Italian Catholic Theologian

Andrea dei Conti (1240 – 1 February 1302) was an Italian Franciscan who was born as a member of the noble house of Conti di Segni.

The priest was best known for his humble life of solitude in which he was subjected to demonic visions and attacks though his faith in God saw him emerge time and time again as the victor. He lived his life in a small grotto in the Apennines.

Conti was the paternal nephew of Pope Alexander IV and is reported to be the maternal uncle or cousin - though related in some form - of Pope Boniface VIII in addition to being both the ancestor of Pope Innocent XIII and medieval pontiffs Pope Innocent III and Pope Gregory IX; he was also related to a total of five Italian cardinals from his noble stock. His descendant Innocent XIII approved the Franciscan's beatification on 11 December 1724.

==Life==
Andrea dei Conti was born into the noble house of Conti di Segni in 1240 in Anagni to Stefano - the brother of Pope Alexander IV. His sister was the mother of Pope Boniface VIII or he and his sister were the future pontiff's cousins.

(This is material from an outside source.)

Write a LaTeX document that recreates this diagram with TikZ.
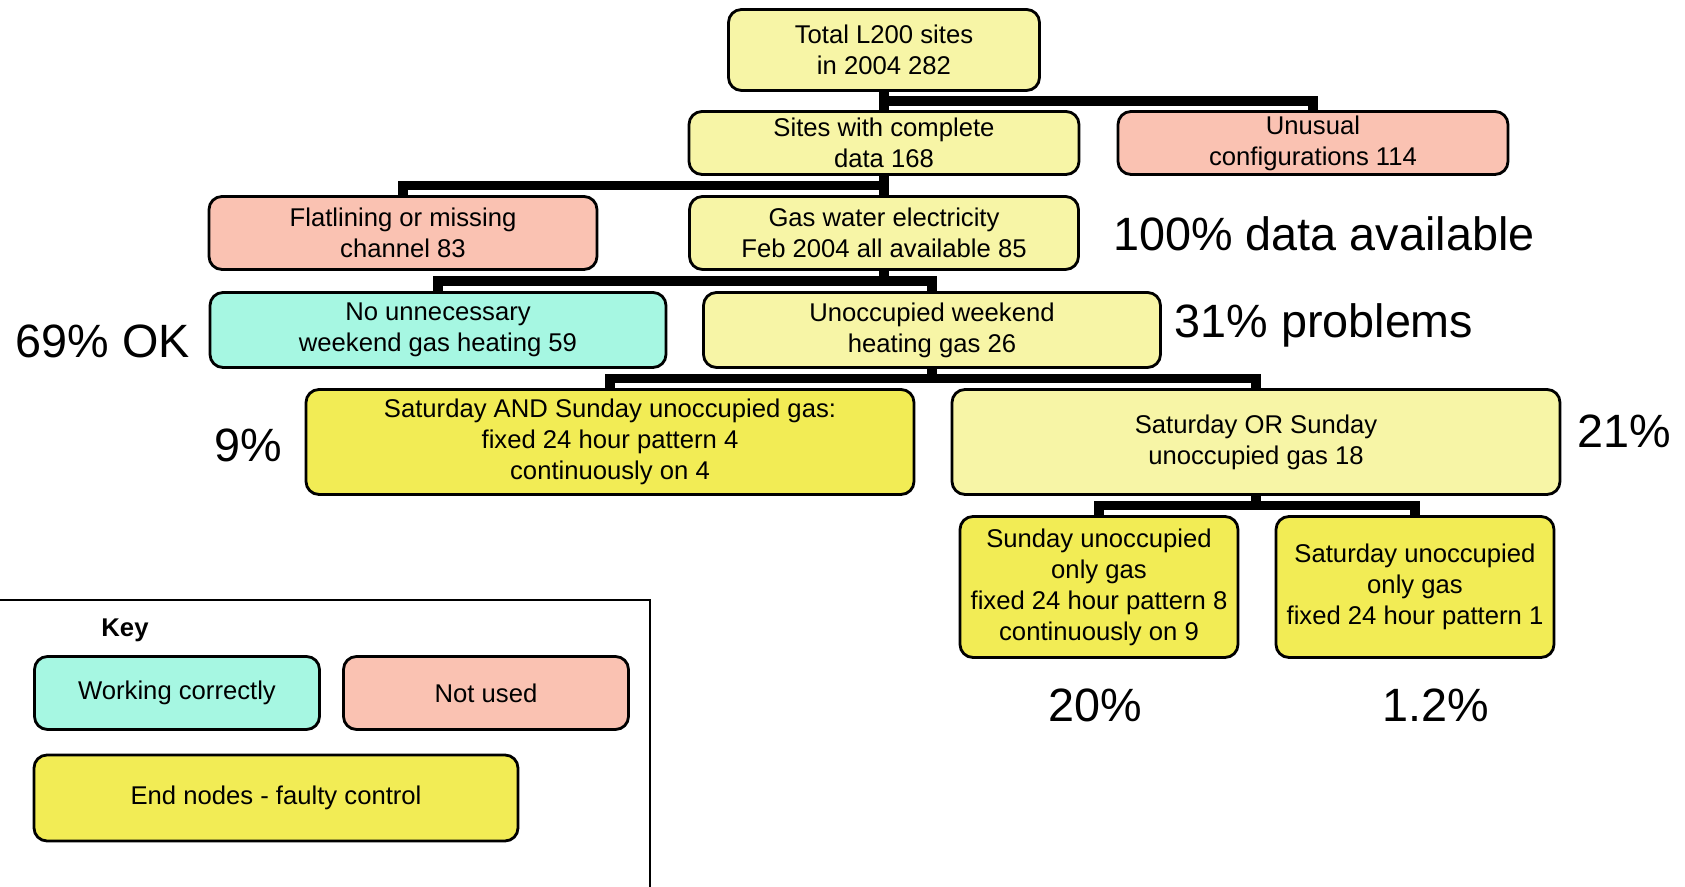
\documentclass[tikz,border=0pt]{standalone}
\usepackage{fontspec}
\setmainfont{Liberation Sans}
\usetikzlibrary{calc}
\definecolor{paleyellow}{HTML}{F7F5A6}
\definecolor{endyellow}{HTML}{F2EC55}
\definecolor{salmon}{HTML}{FAC2B2}
\definecolor{aqua}{HTML}{A6F7E2}
\tikzset{
  box/.style={draw=black, line width=0.8pt, rounded corners=0.13cm, align=center,
    inner sep=1pt, font=\fontsize{7.3}{8.8}\selectfont},
  link/.style={line width=2.6pt, black},
  share/.style={font=\fontsize{13.3}{15}\selectfont}
}
\begin{document}
\begin{tikzpicture}
\useasboundingbox (0,0) rectangle (16.85,8.87);

\node[box, fill=paleyellow, minimum width=3.11cm, minimum height=0.81cm] (total) at (8.84,8.37) {Total L200 sites\\in 2004 282};
\node[box, fill=paleyellow, minimum width=3.90cm, minimum height=0.63cm] (complete) at (8.84,7.44) {Sites with complete\\data 168};
\node[box, fill=salmon, minimum width=3.90cm, minimum height=0.63cm] (unusual) at (13.13,7.44) {Unusual\\configurations\ 114};

\node[box, fill=salmon, minimum width=3.88cm, minimum height=0.73cm] (flat) at (4.03,6.54) {Flatlining or missing\\channel 83};
\node[box, fill=paleyellow, minimum width=3.89cm, minimum height=0.73cm] (gasall) at (8.84,6.54) {Gas water electricity\\Feb 2004 all available\ 85};

\node[box, fill=aqua, minimum width=4.56cm, minimum height=0.75cm] (nogas) at (4.38,5.57) {No unnecessary\\weekend gas heating 59};
\node[box, fill=paleyellow, minimum width=4.57cm, minimum height=0.75cm] (weekend) at (9.32,5.57) {Unoccupied\ weekend\\heating gas 26};

\node[box, fill=endyellow, minimum width=6.08cm, minimum height=1.05cm] (satand) at (6.10,4.45) {Saturday AND Sunday unoccupied gas:\\fixed 24 hour pattern 4\\continuously on 4};
\node[box, fill=paleyellow, minimum width=6.08cm, minimum height=1.05cm] (sator) at (12.56,4.45) {Saturday OR Sunday\\unoccupied gas 18};

\node[box, fill=endyellow, minimum width=2.78cm, minimum height=1.41cm] (sunonly) at (10.99,3.00) {Sunday unoccupied\\only gas\\fixed 24 hour pattern 8\\continuously on 9};
\node[box, fill=endyellow, minimum width=2.78cm, minimum height=1.41cm] (satonly) at (14.15,3.00) {Saturday unoccupied\\only gas\\fixed 24 hour pattern 1};

% tree links
\draw[link] (total.south) -- (complete.north);
\draw[link] (total.south) |- ($(total.south)!.5!(unusual.north)$) -| (unusual.north);
\draw[link] (complete.south) -- (gasall.north);
\draw[link] (complete.south) |- ($(complete.south)!.5!(flat.north)$) -| (flat.north);
\draw[link] (gasall.south) |- ($(gasall.south)!.5!(nogas.north)$) -| (nogas.north);
\draw[link] (gasall.south) |- ($(gasall.south)!.5!(weekend.north)$) -| (weekend.north);
\draw[link] (weekend.south) |- ($(weekend.south)!.5!(satand.north)$) -| (satand.north);
\draw[link] (weekend.south) |- ($(weekend.south)!.5!(sator.north)$) -| (sator.north);
\draw[link] (sator.south) |- ($(sator.south)!.5!(sunonly.north)$) -| (sunonly.north);
\draw[link] (sator.south) |- ($(sator.south)!.5!(satonly.north)$) -| (satonly.north);

% percentages
\node[share] (pall) at (13.24,6.53) {100\% data available};
\node[share] (pprob) at (13.24,5.62) {31\% problems};
\node[share] (pok) at (1.03,5.46) {69\% OK};
\node[share] (pboth) at (2.48,4.42) {9\%};
\node[share] (peither) at (16.24,4.56) {21\%};
\node[share] (psun) at (10.95,1.82) {20\%};
\node[share] (psat) at (14.36,1.82) {1.2\%};

% key
\draw[line width=0.8pt] (0,2.87) -- (6.50,2.87) -- (6.50,0);
\node[font=\fontsize{7.3}{8.8}\selectfont\bfseries] (key) at (1.25,2.57) {Key};
\node[box, fill=aqua, minimum width=2.85cm, minimum height=0.73cm] (working) at (1.77,1.94) {Working correctly};
\node[box, fill=salmon, minimum width=2.85cm, minimum height=0.73cm] (notused) at (4.86,1.94) {Not used};
\node[box, fill=endyellow, minimum width=4.84cm, minimum height=0.86cm] (endnodes) at (2.76,0.89) {End nodes - faulty control};
\end{tikzpicture}
\end{document}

In his adolescence he saw around him the world and its vainness and decided to live a life opposite to it in order to pursue the religious life. He renounced his wealth and left his father's castle where he sought refuge at the San Lorenzo convent in the mountains in the Lazio region. Conti became a hermit living in the Apennines and had routine visits and attacks from demons in a series of visions in which his ardent faith in God saw him emerge as the victor time and time again. It was in the mountains that he found a grotto and with the permission of his superiors made his abode there; the cavern he lived in was so narrow and low that he had to kneel or bend over when inside due to his tall height. Pope Boniface VIII wanted to elevate his relation to the rank of cardinal in one of the two consistories of 1295 but he declined the offer in order to cite being inadequate for the position and citing his love for solitude and the contemplative life. This meekness left such a profound impact on the pope who expressed his desire to outlive the Franciscan so that he could canonize him as a saint. It also seemed that his example of refusal was one of the reasons that Boniface VIII decided to convoke the 1300 Jubilee Year.

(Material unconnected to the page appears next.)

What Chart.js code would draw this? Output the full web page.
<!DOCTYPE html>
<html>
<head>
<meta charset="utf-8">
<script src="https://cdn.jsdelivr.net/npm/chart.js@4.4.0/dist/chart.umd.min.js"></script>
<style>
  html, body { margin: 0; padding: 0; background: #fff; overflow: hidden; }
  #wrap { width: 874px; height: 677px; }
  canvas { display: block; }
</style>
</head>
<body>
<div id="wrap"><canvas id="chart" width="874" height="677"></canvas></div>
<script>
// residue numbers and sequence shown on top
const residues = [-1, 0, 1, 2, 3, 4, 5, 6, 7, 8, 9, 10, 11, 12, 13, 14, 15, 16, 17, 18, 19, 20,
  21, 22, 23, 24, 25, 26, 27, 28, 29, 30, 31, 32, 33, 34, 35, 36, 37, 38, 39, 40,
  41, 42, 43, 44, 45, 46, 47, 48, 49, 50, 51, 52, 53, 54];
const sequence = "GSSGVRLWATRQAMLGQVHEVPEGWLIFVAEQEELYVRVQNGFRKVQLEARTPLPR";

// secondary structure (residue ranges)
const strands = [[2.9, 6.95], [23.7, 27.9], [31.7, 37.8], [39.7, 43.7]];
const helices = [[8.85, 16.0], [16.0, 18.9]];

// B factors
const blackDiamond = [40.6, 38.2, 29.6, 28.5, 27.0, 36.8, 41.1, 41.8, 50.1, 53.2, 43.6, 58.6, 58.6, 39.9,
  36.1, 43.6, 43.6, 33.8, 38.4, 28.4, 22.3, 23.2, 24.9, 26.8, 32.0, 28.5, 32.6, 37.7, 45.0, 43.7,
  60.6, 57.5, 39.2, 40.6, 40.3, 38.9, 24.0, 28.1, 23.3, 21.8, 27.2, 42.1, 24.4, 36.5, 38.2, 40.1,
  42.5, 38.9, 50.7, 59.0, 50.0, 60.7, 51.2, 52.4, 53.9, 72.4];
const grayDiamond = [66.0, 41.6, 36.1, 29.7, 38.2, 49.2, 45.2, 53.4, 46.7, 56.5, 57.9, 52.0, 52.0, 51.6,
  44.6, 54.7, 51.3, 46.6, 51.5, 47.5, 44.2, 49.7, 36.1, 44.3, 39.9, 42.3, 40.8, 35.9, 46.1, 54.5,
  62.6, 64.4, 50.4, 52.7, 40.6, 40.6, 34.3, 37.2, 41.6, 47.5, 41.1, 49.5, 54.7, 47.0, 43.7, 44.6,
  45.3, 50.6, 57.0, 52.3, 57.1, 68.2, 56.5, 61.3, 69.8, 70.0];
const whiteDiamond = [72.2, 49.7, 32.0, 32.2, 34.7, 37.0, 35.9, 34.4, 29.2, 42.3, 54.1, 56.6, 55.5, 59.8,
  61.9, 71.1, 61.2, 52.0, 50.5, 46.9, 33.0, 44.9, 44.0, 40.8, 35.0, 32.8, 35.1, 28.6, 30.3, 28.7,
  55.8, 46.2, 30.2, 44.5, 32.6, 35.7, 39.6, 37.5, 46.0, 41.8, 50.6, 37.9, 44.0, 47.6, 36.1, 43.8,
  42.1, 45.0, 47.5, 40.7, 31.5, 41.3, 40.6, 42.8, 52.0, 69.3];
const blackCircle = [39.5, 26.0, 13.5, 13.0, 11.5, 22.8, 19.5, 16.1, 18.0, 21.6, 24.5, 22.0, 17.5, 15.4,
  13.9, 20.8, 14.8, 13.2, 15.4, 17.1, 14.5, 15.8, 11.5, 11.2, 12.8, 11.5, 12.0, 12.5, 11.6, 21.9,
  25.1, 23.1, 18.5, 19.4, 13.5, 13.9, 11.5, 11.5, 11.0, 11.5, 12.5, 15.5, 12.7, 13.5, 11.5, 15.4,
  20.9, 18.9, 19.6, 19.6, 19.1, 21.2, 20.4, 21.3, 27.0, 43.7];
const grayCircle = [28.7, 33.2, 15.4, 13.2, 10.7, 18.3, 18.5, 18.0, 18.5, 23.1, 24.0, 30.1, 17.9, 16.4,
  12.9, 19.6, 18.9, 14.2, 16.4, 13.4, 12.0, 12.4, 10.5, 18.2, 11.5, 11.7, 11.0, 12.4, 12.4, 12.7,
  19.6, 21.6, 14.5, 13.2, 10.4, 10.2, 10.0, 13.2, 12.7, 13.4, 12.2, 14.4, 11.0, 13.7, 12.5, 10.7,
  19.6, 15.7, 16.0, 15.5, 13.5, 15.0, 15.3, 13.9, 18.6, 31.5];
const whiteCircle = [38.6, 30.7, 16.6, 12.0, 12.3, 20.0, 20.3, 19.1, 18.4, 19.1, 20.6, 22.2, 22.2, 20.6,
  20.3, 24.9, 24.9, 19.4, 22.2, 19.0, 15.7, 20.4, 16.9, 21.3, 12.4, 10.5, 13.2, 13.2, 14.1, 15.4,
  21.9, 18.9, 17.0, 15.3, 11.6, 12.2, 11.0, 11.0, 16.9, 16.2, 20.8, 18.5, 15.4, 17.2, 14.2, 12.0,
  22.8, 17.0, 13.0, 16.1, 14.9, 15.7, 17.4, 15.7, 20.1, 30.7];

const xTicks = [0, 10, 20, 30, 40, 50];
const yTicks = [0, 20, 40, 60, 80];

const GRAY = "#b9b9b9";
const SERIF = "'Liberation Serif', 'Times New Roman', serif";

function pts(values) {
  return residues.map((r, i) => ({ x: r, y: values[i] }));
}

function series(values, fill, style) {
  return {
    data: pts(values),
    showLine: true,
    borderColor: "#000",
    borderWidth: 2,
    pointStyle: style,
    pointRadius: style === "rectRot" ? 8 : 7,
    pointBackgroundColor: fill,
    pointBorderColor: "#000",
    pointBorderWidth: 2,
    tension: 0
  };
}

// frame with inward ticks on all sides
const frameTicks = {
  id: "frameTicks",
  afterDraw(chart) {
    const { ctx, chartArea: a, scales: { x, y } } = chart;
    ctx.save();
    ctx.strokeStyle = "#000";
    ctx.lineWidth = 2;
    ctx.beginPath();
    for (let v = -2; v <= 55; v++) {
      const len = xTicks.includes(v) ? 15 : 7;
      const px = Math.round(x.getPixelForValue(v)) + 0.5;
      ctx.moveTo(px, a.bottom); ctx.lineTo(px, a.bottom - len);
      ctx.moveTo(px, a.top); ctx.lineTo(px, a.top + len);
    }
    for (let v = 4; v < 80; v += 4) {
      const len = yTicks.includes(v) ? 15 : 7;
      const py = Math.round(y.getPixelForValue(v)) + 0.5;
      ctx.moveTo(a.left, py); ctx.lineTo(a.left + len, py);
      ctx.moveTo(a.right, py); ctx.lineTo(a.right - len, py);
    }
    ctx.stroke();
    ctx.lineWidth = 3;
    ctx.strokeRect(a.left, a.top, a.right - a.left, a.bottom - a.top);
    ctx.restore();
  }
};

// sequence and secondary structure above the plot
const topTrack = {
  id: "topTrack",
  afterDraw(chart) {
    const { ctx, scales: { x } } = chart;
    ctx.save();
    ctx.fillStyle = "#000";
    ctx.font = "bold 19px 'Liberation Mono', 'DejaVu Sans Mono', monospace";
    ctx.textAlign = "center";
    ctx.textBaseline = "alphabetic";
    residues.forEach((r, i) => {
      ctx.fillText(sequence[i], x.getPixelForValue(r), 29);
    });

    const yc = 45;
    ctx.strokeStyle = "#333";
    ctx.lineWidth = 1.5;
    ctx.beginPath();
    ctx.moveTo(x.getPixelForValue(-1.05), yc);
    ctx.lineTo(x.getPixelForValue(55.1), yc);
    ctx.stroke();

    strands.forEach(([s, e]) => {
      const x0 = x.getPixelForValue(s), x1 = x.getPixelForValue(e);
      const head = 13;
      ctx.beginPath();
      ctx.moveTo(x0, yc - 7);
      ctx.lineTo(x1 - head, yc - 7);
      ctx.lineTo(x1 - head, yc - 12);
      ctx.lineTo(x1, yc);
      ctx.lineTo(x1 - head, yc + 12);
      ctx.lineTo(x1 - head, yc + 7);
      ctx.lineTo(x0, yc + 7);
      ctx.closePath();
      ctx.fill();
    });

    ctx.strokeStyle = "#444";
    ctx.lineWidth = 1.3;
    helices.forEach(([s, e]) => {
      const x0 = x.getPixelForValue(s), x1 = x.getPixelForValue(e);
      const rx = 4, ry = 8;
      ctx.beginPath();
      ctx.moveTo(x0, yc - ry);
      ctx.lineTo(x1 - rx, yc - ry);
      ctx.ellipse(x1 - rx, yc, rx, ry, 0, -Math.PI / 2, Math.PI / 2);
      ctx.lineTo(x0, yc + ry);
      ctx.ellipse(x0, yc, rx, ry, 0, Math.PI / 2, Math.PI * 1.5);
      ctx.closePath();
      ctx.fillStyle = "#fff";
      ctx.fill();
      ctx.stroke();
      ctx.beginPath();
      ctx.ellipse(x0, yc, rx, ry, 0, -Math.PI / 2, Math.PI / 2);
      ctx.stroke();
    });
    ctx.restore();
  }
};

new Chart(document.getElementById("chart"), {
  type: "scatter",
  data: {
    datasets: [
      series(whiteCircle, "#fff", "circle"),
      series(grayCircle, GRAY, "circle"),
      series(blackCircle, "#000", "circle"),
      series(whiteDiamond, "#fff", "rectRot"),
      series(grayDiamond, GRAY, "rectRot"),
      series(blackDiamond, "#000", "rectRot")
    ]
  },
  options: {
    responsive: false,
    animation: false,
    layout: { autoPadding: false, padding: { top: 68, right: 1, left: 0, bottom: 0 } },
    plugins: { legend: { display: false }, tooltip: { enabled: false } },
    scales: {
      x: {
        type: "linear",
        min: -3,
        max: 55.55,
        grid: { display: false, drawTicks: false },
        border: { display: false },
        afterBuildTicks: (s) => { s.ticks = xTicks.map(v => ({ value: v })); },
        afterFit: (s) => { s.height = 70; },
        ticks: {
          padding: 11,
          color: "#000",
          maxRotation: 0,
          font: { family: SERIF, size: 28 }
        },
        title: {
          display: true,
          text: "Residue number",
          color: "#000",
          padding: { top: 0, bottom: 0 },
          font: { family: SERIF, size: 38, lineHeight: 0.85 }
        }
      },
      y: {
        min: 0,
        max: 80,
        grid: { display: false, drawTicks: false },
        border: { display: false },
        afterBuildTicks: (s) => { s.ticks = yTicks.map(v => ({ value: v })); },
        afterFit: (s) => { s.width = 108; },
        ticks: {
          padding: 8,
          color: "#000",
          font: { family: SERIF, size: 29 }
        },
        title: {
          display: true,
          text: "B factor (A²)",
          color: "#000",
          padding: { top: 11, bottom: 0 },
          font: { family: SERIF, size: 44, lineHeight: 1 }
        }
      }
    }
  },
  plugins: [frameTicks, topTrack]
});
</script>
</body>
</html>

Conti was diligent in his contemplation of spiritual matters and dedicated himself to self-education of the sacred sciences while also being the author of a treatise on the veneration of the Madonna that his contemporaries treasured - the text no longer exist. On one occasion he was far too ill to eat and so a friend bought him a plate of roasted birds to assuage his illness; Conti was too distressed to see the slain birds that he made the sign of the Cross over them and - it has been said - bought them back to life.

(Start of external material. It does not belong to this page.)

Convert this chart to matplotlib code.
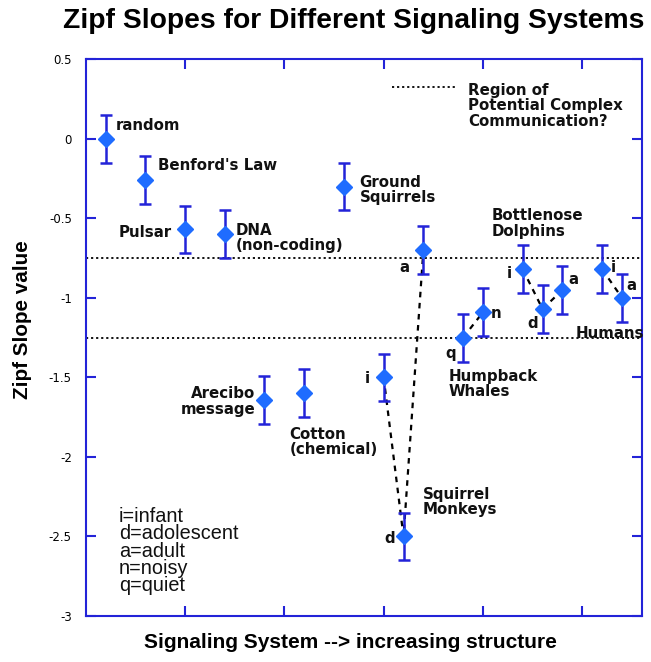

He died in 1302 in the Mount Scalambra hermitage he dwelled in near Piglio and his remains were interred in the church of San Lorenzo at the Mount Scalambra convent. His tomb was damaged in World War II bombings on 12 May 1944 and his remains were later reinterred in that same church on 8 February 1945 after repairs were made.

==Beatification==
Conti was beatified on 11 December 1723 by Pope Innocent XIII, and a cause for his sainthood was opened on 12 January 1728.